Type out the complete listing below word for word, without its pictures.

* * * * * * * * *

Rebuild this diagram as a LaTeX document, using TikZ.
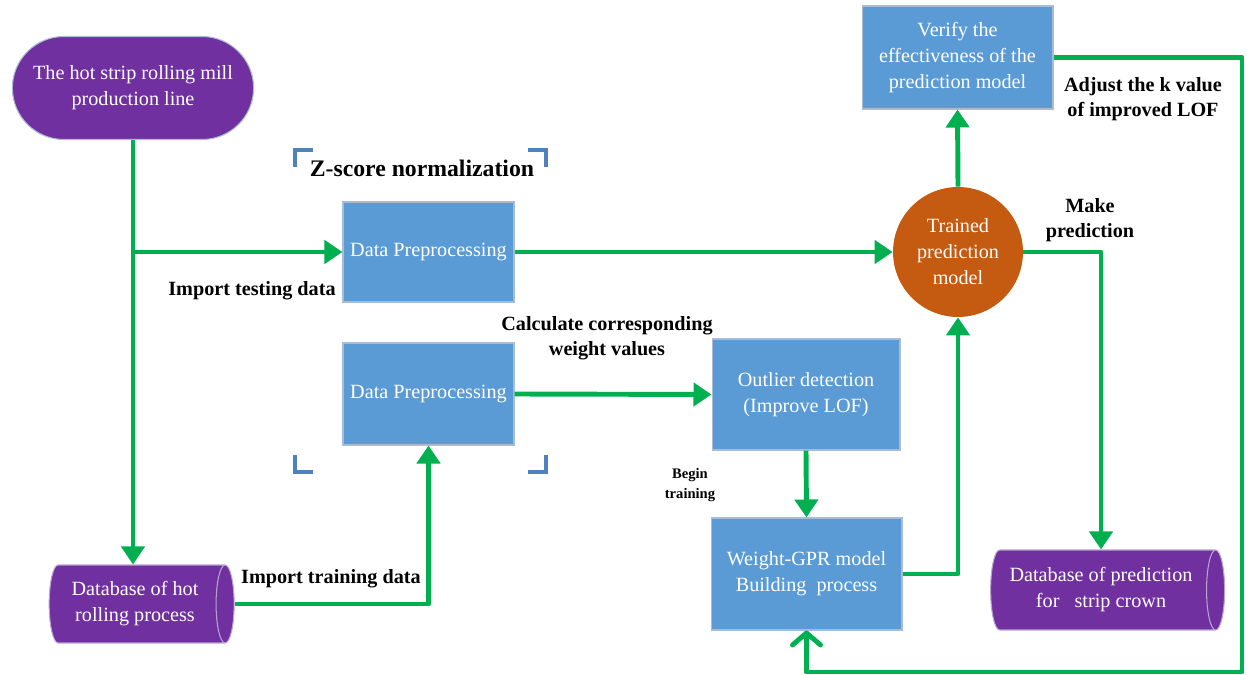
\documentclass[tikz,border=0pt]{standalone}
\usepackage{fontspec}
\setmainfont{Liberation Serif}
\usetikzlibrary{shapes.geometric,shapes.misc,arrows.meta}

\definecolor{procblue}{HTML}{5B9BD5}
\definecolor{procedge}{HTML}{A9BCD3}
\definecolor{dbpurple}{HTML}{7030A0}
\definecolor{dbedge}{HTML}{B9A3CF}
\definecolor{modelorange}{HTML}{C55A11}
\definecolor{flowgreen}{HTML}{00B050}
\definecolor{markblue}{HTML}{4F81BD}

\tikzset{
  boxfont/.style={font=\fontsize{11.5}{14.8}\selectfont},
  procbox/.style={draw=procedge, line width=0.6pt, fill=procblue, text=white, align=center, boxfont, inner sep=2pt},
  dbnode/.style={cylinder, shape aspect=0.35, draw=dbedge, line width=0.6pt, cylinder uses custom fill,
    cylinder body fill=dbpurple, cylinder end fill=dbpurple, text=white, align=center, boxfont, inner sep=2pt},
  flow/.style={draw=flowgreen, line width=2.8pt, line join=round, -{Triangle[length=0.36cm,width=0.46cm]}},
  lbl/.style={font=\bfseries\fontsize{11.5}{14.2}\selectfont, align=center},
  cornermark/.style={draw=markblue, line width=2.2pt}
}

\begin{document}
\begin{tikzpicture}[x=0.02cm,y=-0.02cm]
    \useasboundingbox (0,0) rectangle (1247,675);
    % boxes
    \node[rounded rectangle, fill=dbpurple, draw=procedge, line width=0.6pt, text=white, align=center, boxfont,
      minimum width=5.06cm, minimum height=2.06cm] at (133,88) (mill) {The hot strip rolling mill\\production line};
    \node[dbnode, minimum height=3.7cm, minimum width=1.56cm] at (135,604) (dbhot) {Database of hot\\rolling process};
    \node[procbox, minimum width=3.42cm, minimum height=2cm] at (428.5,252) (prep1) {Data Preprocessing};
    \node[procbox, minimum width=3.42cm, minimum height=2.04cm] at (428.5,394) (prep2) {Data Preprocessing};
    \node[circle, fill=modelorange, text=white, align=center, boxfont, inner sep=0pt, minimum size=2.6cm] at (958,252) (model) {Trained\\prediction\\model};
    \node[procbox, minimum width=3.82cm, minimum height=2.06cm] at (957.5,57.5) (verify) {Verify the\\effectiveness of the\\prediction model};
    \node[procbox, minimum width=3.76cm, minimum height=2.22cm] at (806,394.5) (outlier) {Outlier detection\\(Improve LOF)};
    \node[procbox, minimum width=3.82cm, minimum height=2.24cm] at (806.5,574) (gpr) {Weight-GPR model\\Building\ \ process};
    \node[dbnode, minimum height=4.68cm, minimum width=1.6cm] at (1101,590) (dbpred) {Database of prediction\\for\ \ \ strip crown};
    \coordinate (loop) at (1242,672);

    % Z-score frame
    \node[lbl, font=\bfseries\fontsize{13.5}{16}\selectfont] at (422,168) (zscore) {Z-score normalization};
    \draw[cornermark] (295,167) -- (295,150) -- (313,150);
    \draw[cornermark] (528,150) -- (546,150) -- (546,167);
    \draw[cornermark] (295,455) -- (295,472) -- (313,472);
    \draw[cornermark] (528,472) -- (546,472) -- (546,455);

    % flows
    \draw[flow] (mill.south) -- (mill.south |- dbhot.north);
    \draw[flow] (mill.south |- prep1.west) -- (prep1.west);
    \draw[flow] (dbhot.east) -| (prep2.south);
    \draw[flow] (prep1.east) -- (model.west);
    \draw[flow] (prep2.east) -- (outlier.west);
    \draw[flow] (outlier.south) -- (gpr.north);
    \draw[flow] (gpr.east) -| (model.south);
    \draw[flow] (model.north) -- (verify.south);
    \draw[flow] (model.east) -| (dbpred.north);
    \draw[flow, -{Straight Barb[length=0.24cm,width=0.56cm,round]}] (verify.east) -| (loop) -| (gpr.south);

    % labels
    \node[lbl] at (252,291) (ltest) {Import testing data};
    \node[lbl] at (331,579) (ltrain) {Import training data};
    \node[lbl] at (607,338) (lweight) {Calculate corresponding\\weight values};
    \node[lbl, font=\bfseries\fontsize{8.3}{11.5}\selectfont] at (690,485) (lbegin) {Begin\\training};
    \node[lbl] at (1090,220) (lmake) {Make\\prediction};
    \node[lbl] at (1143,99) (ladjust) {Adjust the k value\\of improved LOF};
\end{tikzpicture}
\end{document}
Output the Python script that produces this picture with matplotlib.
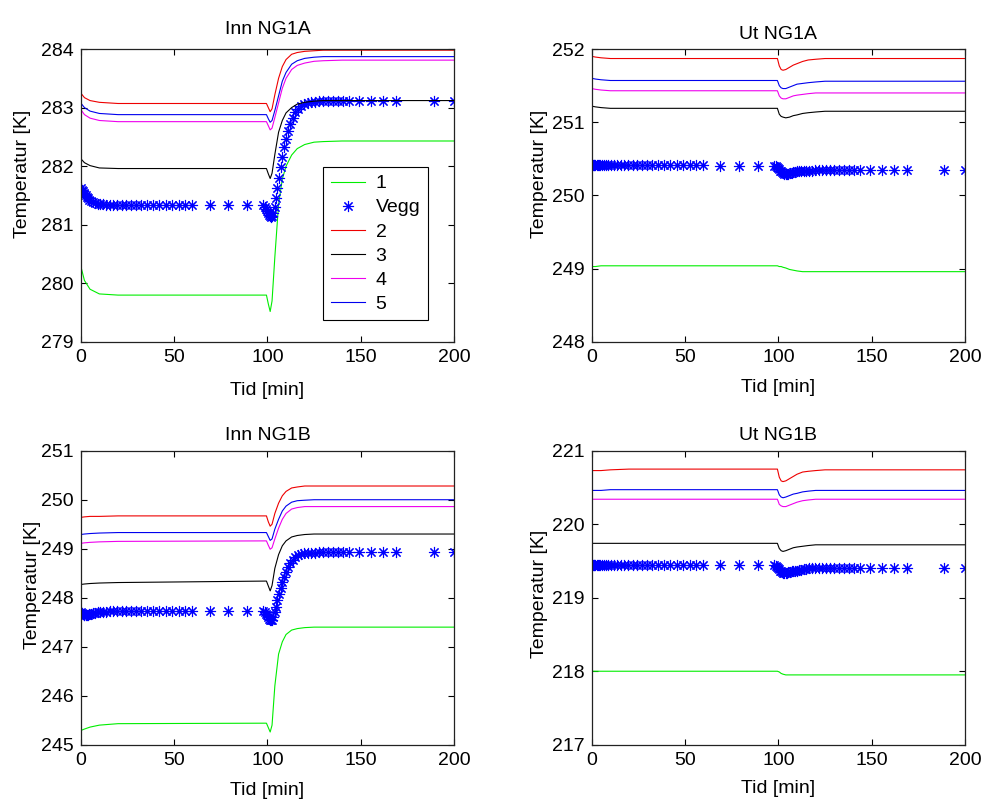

* * * * * * * * *

▶ [Response for this exercise]:
Rebuild this diagram as a LaTeX document, using TikZ.
\documentclass[tikz,border=0pt]{standalone}
\usepackage{fontspec}
\setmainfont{Liberation Serif}
\usetikzlibrary{shapes.geometric,shapes.misc,arrows.meta}

\definecolor{procblue}{HTML}{5B9BD5}
\definecolor{procedge}{HTML}{A9BCD3}
\definecolor{dbpurple}{HTML}{7030A0}
\definecolor{dbedge}{HTML}{B9A3CF}
\definecolor{modelorange}{HTML}{C55A11}
\definecolor{flowgreen}{HTML}{00B050}
\definecolor{markblue}{HTML}{4F81BD}

\tikzset{
  boxfont/.style={font=\fontsize{11.5}{14.8}\selectfont},
  procbox/.style={draw=procedge, line width=0.6pt, fill=procblue, text=white, align=center, boxfont, inner sep=2pt},
  dbnode/.style={cylinder, shape aspect=0.35, draw=dbedge, line width=0.6pt, cylinder uses custom fill,
    cylinder body fill=dbpurple, cylinder end fill=dbpurple, text=white, align=center, boxfont, inner sep=2pt},
  flow/.style={draw=flowgreen, line width=2.8pt, line join=round, -{Triangle[length=0.36cm,width=0.46cm]}},
  lbl/.style={font=\bfseries\fontsize{11.5}{14.2}\selectfont, align=center},
  cornermark/.style={draw=markblue, line width=2.2pt}
}

\begin{document}
\begin{tikzpicture}[x=0.02cm,y=-0.02cm]
    \useasboundingbox (0,0) rectangle (1247,675);
    % boxes
    \node[rounded rectangle, fill=dbpurple, draw=procedge, line width=0.6pt, text=white, align=center, boxfont,
      minimum width=5.06cm, minimum height=2.06cm] at (133,88) (mill) {The hot strip rolling mill\\production line};
    \node[dbnode, minimum height=3.7cm, minimum width=1.56cm] at (135,604) (dbhot) {Database of hot\\rolling process};
    \node[procbox, minimum width=3.42cm, minimum height=2cm] at (428.5,252) (prep1) {Data Preprocessing};
    \node[procbox, minimum width=3.42cm, minimum height=2.04cm] at (428.5,394) (prep2) {Data Preprocessing};
    \node[circle, fill=modelorange, text=white, align=center, boxfont, inner sep=0pt, minimum size=2.6cm] at (958,252) (model) {Trained\\prediction\\model};
    \node[procbox, minimum width=3.82cm, minimum height=2.06cm] at (957.5,57.5) (verify) {Verify the\\effectiveness of the\\prediction model};
    \node[procbox, minimum width=3.76cm, minimum height=2.22cm] at (806,394.5) (outlier) {Outlier detection\\(Improve LOF)};
    \node[procbox, minimum width=3.82cm, minimum height=2.24cm] at (806.5,574) (gpr) {Weight-GPR model\\Building\ \ process};
    \node[dbnode, minimum height=4.68cm, minimum width=1.6cm] at (1101,590) (dbpred) {Database of prediction\\for\ \ \ strip crown};
    \coordinate (loop) at (1242,672);

    % Z-score frame
    \node[lbl, font=\bfseries\fontsize{13.5}{16}\selectfont] at (422,168) (zscore) {Z-score normalization};
    \draw[cornermark] (295,167) -- (295,150) -- (313,150);
    \draw[cornermark] (528,150) -- (546,150) -- (546,167);
    \draw[cornermark] (295,455) -- (295,472) -- (313,472);
    \draw[cornermark] (528,472) -- (546,472) -- (546,455);

    % flows
    \draw[flow] (mill.south) -- (mill.south |- dbhot.north);
    \draw[flow] (mill.south |- prep1.west) -- (prep1.west);
    \draw[flow] (dbhot.east) -| (prep2.south);
    \draw[flow] (prep1.east) -- (model.west);
    \draw[flow] (prep2.east) -- (outlier.west);
    \draw[flow] (outlier.south) -- (gpr.north);
    \draw[flow] (gpr.east) -| (model.south);
    \draw[flow] (model.north) -- (verify.south);
    \draw[flow] (model.east) -| (dbpred.north);
    \draw[flow, -{Straight Barb[length=0.24cm,width=0.56cm,round]}] (verify.east) -| (loop) -| (gpr.south);

    % labels
    \node[lbl] at (252,291) (ltest) {Import testing data};
    \node[lbl] at (331,579) (ltrain) {Import training data};
    \node[lbl] at (607,338) (lweight) {Calculate corresponding\\weight values};
    \node[lbl, font=\bfseries\fontsize{8.3}{11.5}\selectfont] at (690,485) (lbegin) {Begin\\training};
    \node[lbl] at (1090,220) (lmake) {Make\\prediction};
    \node[lbl] at (1143,99) (ladjust) {Adjust the k value\\of improved LOF};
\end{tikzpicture}
\end{document}
Output the Python script that produces this picture with matplotlib.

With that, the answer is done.